China has frozen game approvals since August last year and curtailed gaming time for under-18s, part of Beijing’s move to strengthen control over its society and industries including technology, after years of unbridled growth.
This has also led to a slowdown in advertising as businesses have cut spending.
Tencent Holdings, which gets much of its revenue from gaming and develops games such as ‘Honour of Kings’ and ‘Call of Duty Mobile’, said domestic gaming sales grew 1 per cent in the quarter ended Dec. 31.
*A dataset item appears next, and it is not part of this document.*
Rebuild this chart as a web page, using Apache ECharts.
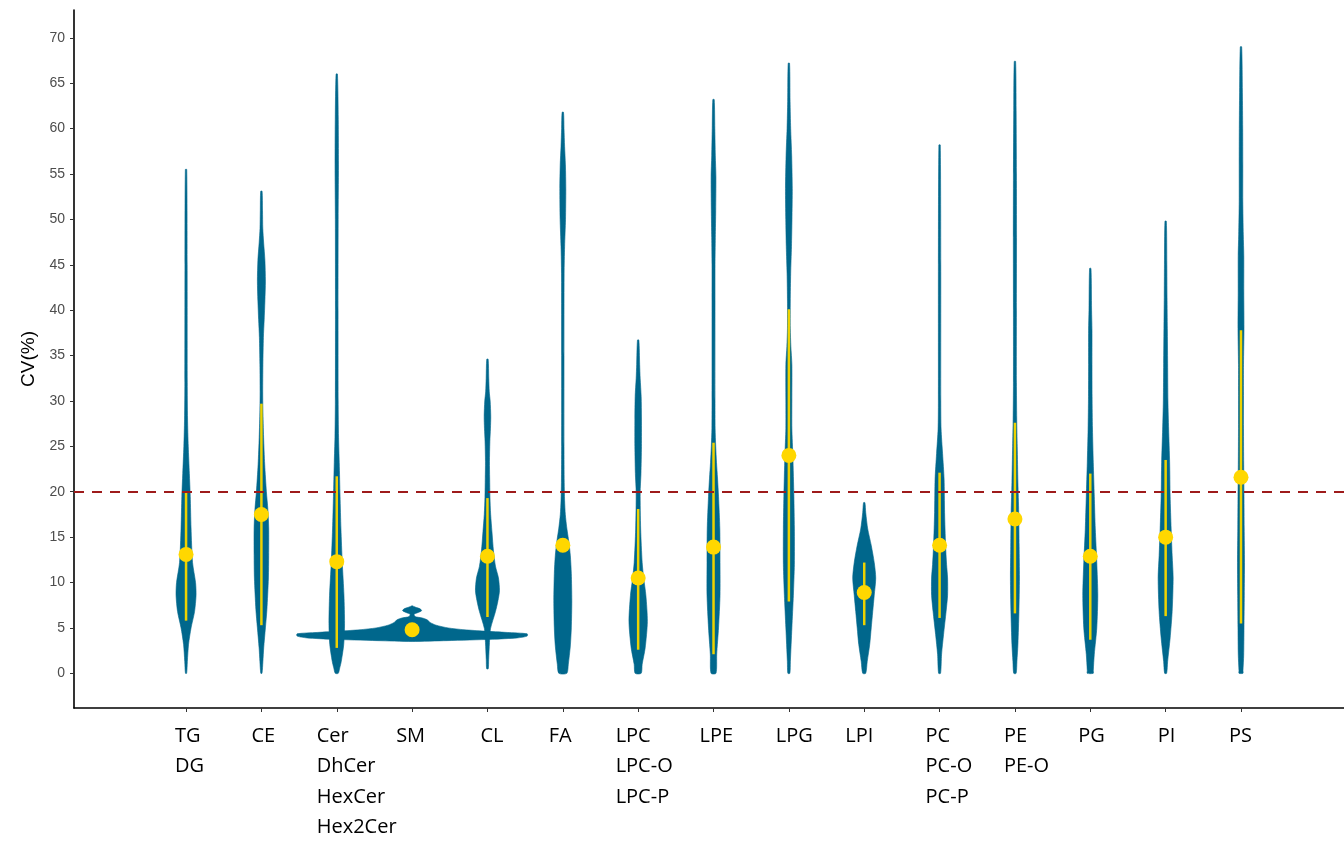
<!DOCTYPE html>
<html>
<head>
<meta charset="utf-8">
<script src="https://cdn.jsdelivr.net/npm/echarts@6/dist/echarts.min.js"></script>
<style>html,body{margin:0;padding:0;background:#fff;overflow:hidden}#chart{width:1344px;height:843px}</style>
</head>
<body>
<div id="chart"></div>
<script>
// ---------------- DATA ----------------
const categories = ['TG\nDG', 'CE', 'Cer\nDhCer\nHexCer\nHex2Cer', 'SM', 'CL', 'FA', 'LPC\nLPC-O\nLPC-P', 'LPE', 'LPG', 'LPI', 'PC\nPC-O\nPC-P', 'PE\nPE-O', 'PG', 'PI', 'PS'];
const yTickValues = [0, 5, 10, 15, 20, 25, 30, 35, 40, 45, 50, 55, 60, 65, 70];
const thresholdCV = 20;

// violin density profiles: [CV value, relative density (half-width)]
const densityTG = [[0,0.6],[1.3,1.3],[3.2,2.5],[5,5],[6.8,8.5],[8.6,10],[10,9.5],[12.2,6.5],[16,5],[19.5,4.2],[22,3.3],[25,2.2],[28,1.5],[32,1.2],[45,1.1],[55.5,0.7]];
const densityCE = [[0,0.6],[1.3,1.5],[2.8,2.3],[5,4],[7,5.5],[10.5,7],[13,7.3],[16,7.3],[18,6.5],[20,5],[23,3.3],[26,2.2],[29,1.5],[31,1.3],[34,1.5],[37,2],[39,2.8],[41,3.5],[43.2,4],[45.5,3.5],[47.5,2.2],[49,1.4],[51,1.1],[53.1,0.7]];
const densityCer = [[0,1.5],[0.6,3],[1.3,4.5],[3.2,7],[5.5,7.8],[8.6,7.2],[12.2,5.5],[15.9,4.2],[19.5,3.3],[23.2,2.5],[26,1.8],[30,1.4],[40,1.3],[50,1.4],[56,1.7],[61,1.5],[66,0.7]];
const densitySM = [[3.5,0],[3.6,35],[3.75,80],[3.9,105],[4.1,115],[4.35,115],[4.5,95],[4.65,72],[4.8,52],[5.0,36],[5.3,24],[5.6,18],[5.9,15],[6.1,10],[6.25,3],[6.5,2],[6.7,6],[6.9,9.5],[7.1,8],[7.3,3],[7.45,0]];
const densityCL = [[0.5,0.8],[1.5,1.2],[3.4,2],[4.9,3],[6.8,8],[8,10.5],[9.1,12],[10.5,11],[11.8,8],[13.5,6],[15.6,4.5],[17.5,3.2],[19.4,2.5],[21.5,2.2],[23.3,2],[25.5,2.4],[27,3],[28.3,3.3],[30,2.7],[31,1.8],[32.5,1.3],[34.6,0.7]];
const densityFA = [[0,4],[1,5.5],[3,7.5],[5,8.5],[8,9],[11,8.5],[13,7.5],[14.5,6],[16,4],[17.5,2.5],[19,1.8],[21,1.4],[25,1.2],[35,1.2],[44,1.3],[47,1.8],[50,2.7],[53.4,3],[56,2.6],[58,1.8],[60,1.2],[61.8,0.7]];
const densityLPC = [[0,3],[1,4],[2.8,7],[5.7,9.2],[8.6,7.7],[10.5,5.5],[12.2,4],[15.9,2.5],[19.9,2],[22,2.8],[25,3.3],[28,3.3],[30.5,3],[32.5,2],[34,1.5],[36.7,0.7]];
const densityLPE = [[0,2.5],[2.1,3.2],[5,5],[8.6,6.5],[12.2,6.5],[15.9,6.3],[19.5,5],[21.5,4],[23.2,3],[25,2.2],[27,1.6],[30,1.5],[41,1.5],[45,1.5],[48,1.8],[51,2.2],[54.7,2.4],[57,1.8],[60,1.3],[63.2,0.7]];
const densityLPG = [[0,1],[1.3,1.5],[5,3],[8.6,4.5],[12,5.5],[16,5.5],[19.5,5],[23.9,4],[27,3],[30,3],[34,3],[36,2],[38,1.4],[41,1.4],[44,1.8],[47,2.6],[50,3.1],[53.4,3.4],[57,2.8],[60,1.8],[63,1.2],[67.2,0.7]];
const densityLPI = [[0,1.5],[1.3,3],[3.2,5.5],[5,7],[6.8,8.5],[8.6,10],[10.5,11.5],[12.2,10],[14.1,7],[15.9,3.5],[17.7,1.5],[18.8,0.7]];
const densityPC = [[0,1],[2.1,2],[4.3,4],[6.8,6.5],[8.6,8],[10.5,8],[12,7],[14.1,6],[17.7,5],[21.4,4.5],[24.2,3],[26.9,1.5],[30,1.2],[45,1.2],[58.2,0.7]];
const densityPE = [[0,1.2],[1.3,2],[3.2,3],[6.8,4],[10.5,4.5],[14,4.2],[17.7,3.8],[21,3],[25,2.3],[28,1.8],[32,1.5],[40,1.5],[48,1.6],[55,1.5],[62,1.2],[67.4,0.7]];
const densityPG = [[0,3],[0.3,3],[2.1,4],[5,6.5],[8.6,7.5],[12.2,6.5],[15.9,5],[19.5,4],[23.2,3],[26.9,2.2],[30.5,1.8],[34,1.7],[37.8,1.7],[40,1.3],[44.6,0.7]];
const densityPI = [[0,1],[1.3,2],[3.9,4.5],[6.8,6.5],[10.5,7.5],[13,6.5],[15.9,5.5],[19.5,4.5],[23.2,4],[26.9,3],[30,2.3],[34.1,2],[38,1.7],[41.4,1.4],[45,1.2],[49.8,0.7]];
const densityPS = [[0,2],[0.3,2],[2,2.7],[5,3],[8.6,3.3],[12.2,3.5],[16,3.2],[19.5,3],[23,2.7],[27,2.5],[31,2.5],[34,2.5],[38,3],[42,2.8],[46,2.8],[48.3,2.3],[52,1.8],[56,1.8],[60,1.7],[64,1.4],[69,0.7]];

// summary per class: centre point and range bar (null = not shown)
const centerCV = [13.1, 17.5, 12.3, 4.8, 12.9, 14.1, 10.5, 13.9, 24.0, 8.9, 14.1, 17.0, 12.9, 15.0, 21.6];
const rangeLowCV = [5.8, 5.3, 2.8, null, 6.2, null, 2.6, 2.1, 7.9, 5.3, 6.1, 6.6, 3.7, 6.3, 5.5];
const rangeHighCV = [20.0, 29.7, 21.7, null, 19.3, null, 18.1, 25.4, 40.1, 12.2, 22.1, 27.6, 22.0, 23.5, 37.8];

const densities = [densityTG, densityCE, densityCer, densitySM, densityCL, densityFA, densityLPC, densityLPE, densityLPG, densityLPI, densityPC, densityPE, densityPG, densityPI, densityPS];

// ---------------- LAYOUT ----------------
const indices = categories.map((c, i) => i);
const labelShift = [0.146, 0.133, 0.266, 0.212, 0.093, 0.186, 0.299, 0.186, 0.173, 0.252, 0.186, 0.146, 0.159, 0.106, 0.159];
const labelPositions = indices.map(i => +(i - labelShift[i]).toFixed(3));
const densityUnit = 1 / 75.33; // density unit expressed in category units

const violinColor = '#00678C';
const yellowDot = '#FFD700';
const yellowBar = '#EDD200';

function renderViolin(params, api) {
  const i = api.value(0);
  const prof = densities[i];
  const px = api.size([densityUnit, 0])[0];
  const right = [], left = [];
  prof.forEach(function (p) {
    const c = api.coord([i, p[0]]);
    right.push([c[0] + p[1] * px, c[1]]);
    left.push([c[0] - p[1] * px, c[1]]);
  });
  const pts = right.concat(left.reverse());
  return {
    type: 'polygon',
    shape: { points: pts, smooth: 0.25 },
    style: { fill: violinColor, stroke: violinColor, lineWidth: 0.6 }
  };
}

function renderBar(params, api) {
  const i = api.value(0);
  const a = api.coord([i, api.value(1)]);
  const b = api.coord([i, api.value(2)]);
  return {
    type: 'line',
    shape: { x1: a[0], y1: a[1], x2: b[0], y2: b[1] },
    style: { stroke: yellowBar, lineWidth: 2.5 }
  };
}

const dom = document.getElementById('chart');
const chart = echarts.init(dom, null, { renderer: 'canvas', width: 1344, height: 843 });
chart.setOption({
  animation: false,
  backgroundColor: '#ffffff',
  grid: { left: 74, right: 0, top: 10, bottom: 129, containLabel: false },
  xAxis: {
    type: 'value',
    min: -1.487,
    max: 15.367,
    splitLine: { show: false },
    axisLine: { show: true, onZero: false, lineStyle: { color: '#000', width: 1.6 } },
    axisTick: { show: true, customValues: indices, length: 4, lineStyle: { color: '#333', width: 1 } },
    axisLabel: {
      customValues: labelPositions,
      formatter: function (v) {
        const k = labelPositions.findIndex(p => Math.abs(p - v) < 1e-6);
        return k >= 0 ? categories[k] : '';
      },
      align: 'left',
      verticalAlign: 'top',
      fontFamily: 'Open Sans',
      fontSize: 20,
      lineHeight: 30.5,
      color: '#000',
      margin: 13
    }
  },
  yAxis: {
    type: 'value',
    min: -3.82,
    max: 73.06,
    splitLine: { show: false },
    axisLine: { show: true, onZero: false, lineStyle: { color: '#000', width: 1.6 } },
    axisTick: { show: true, customValues: yTickValues, length: 4, lineStyle: { color: '#333', width: 1 } },
    axisLabel: { customValues: yTickValues, color: '#4D4D4D', fontSize: 14, fontFamily: 'Liberation Sans', margin: 9 },
    name: 'CV(%)',
    nameLocation: 'middle',
    nameGap: 30,
    nameTextStyle: { fontSize: 19, color: '#000', fontFamily: 'Liberation Sans' }
  },
  series: [
    {
      type: 'custom',
      name: 'violin',
      renderItem: renderViolin,
      data: indices.map(i => [i, 0]),
      encode: { x: 0, y: 1 },
      clip: false,
      silent: true,
      z: 2
    },
    {
      type: 'custom',
      name: 'range',
      renderItem: renderBar,
      data: indices.filter(i => rangeLowCV[i] !== null).map(i => [i, rangeLowCV[i], rangeHighCV[i]]),
      encode: { x: 0, y: [1, 2] },
      silent: true,
      z: 3
    },
    {
      type: 'scatter',
      name: 'centre',
      data: indices.map(i => [i, centerCV[i]]),
      symbol: 'circle',
      symbolSize: 15,
      itemStyle: { color: yellowDot, opacity: 1 },
      silent: true,
      z: 4
    },
    {
      type: 'line',
      name: 'threshold',
      data: [],
      silent: true,
      z: 6,
      markLine: {
        silent: true,
        symbol: ['none', 'none'],
        label: { show: false },
        lineStyle: { color: '#9E1B1B', type: [10, 8], width: 2 },
        data: [{ yAxis: thresholdCV }],
        z: 6
      }
    }
  ]
});
</script>
</body>
</html>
The restrictions on minors were effective as the total time spent by minors on its games sank 88 per cent, Tencent said, adding that the impact of this factor on revenue growth would ease later in the year.
“As we move into the latter half of 2022 it should cease to impact the revenue growth rate,” Chief Strategy Officer James Mitchell told reporters on a call on Wednesday, referring to the minor-protection measures.
Tencent President Martin Lau said regulators were still supportive of the gaming industry, adding that the company had a ready pipeline of games for when approvals resumed.
The company, which also posted its slowest ever annual revenue growth at 16 per cent, said revenue in its online advertising business fell 13 per cent in the fourth quarter.
It expects its ad business to resume growth in late 2022 after companies adjust to regulatory requirements.
Total revenue rose to 144.2 billion yuan ($22.63-billion) in the quarter, below an average of 147.6 billion yuan expected by 17 analysts, Refinitiv data showed.
Beijing has also issued rules to regulate financial holding companies, directing Tencent peer Alibaba’s BABA-N affiliate Ant to turn itself into a financial holding company with capital restrictions.
Lau, who had previously said that creating a financial holding company would not impact its business, repeated his stance on Wednesday and said Tencent was pro-actively discussing whether it qualified for such a license.
“Going forward we feel that we’ll continue to see new regulations coming in but the incremental ones will be less than the bulk of regulations that happened in the first couple of years,” Lau said.
He said he expects growth in staff numbers this year to be much slower than in previous years as companies pay more attention to efficiency and costs.
Reuters has reported that Tencent CEO Pony Ma told employees at the end of 2021 that the company should prepare itself for a “winter,” and that it and Alibaba were preparing to cut tens of thousands of jobs combined in one of their biggest rounds of layoffs.
Tencent’s stock has lost more than a third of its value in the past 12 months, while Alibaba’s has more than halved.
Still, their shares have rallied in recent days after Chinese Vice Premier Liu He said last week that Beijing would roll out support for the economy and keep markets stable.
Tencent said on Wednesday its adjusted profit for the December quarter fell by a fourth to 24.9 billion yuan as costs rose.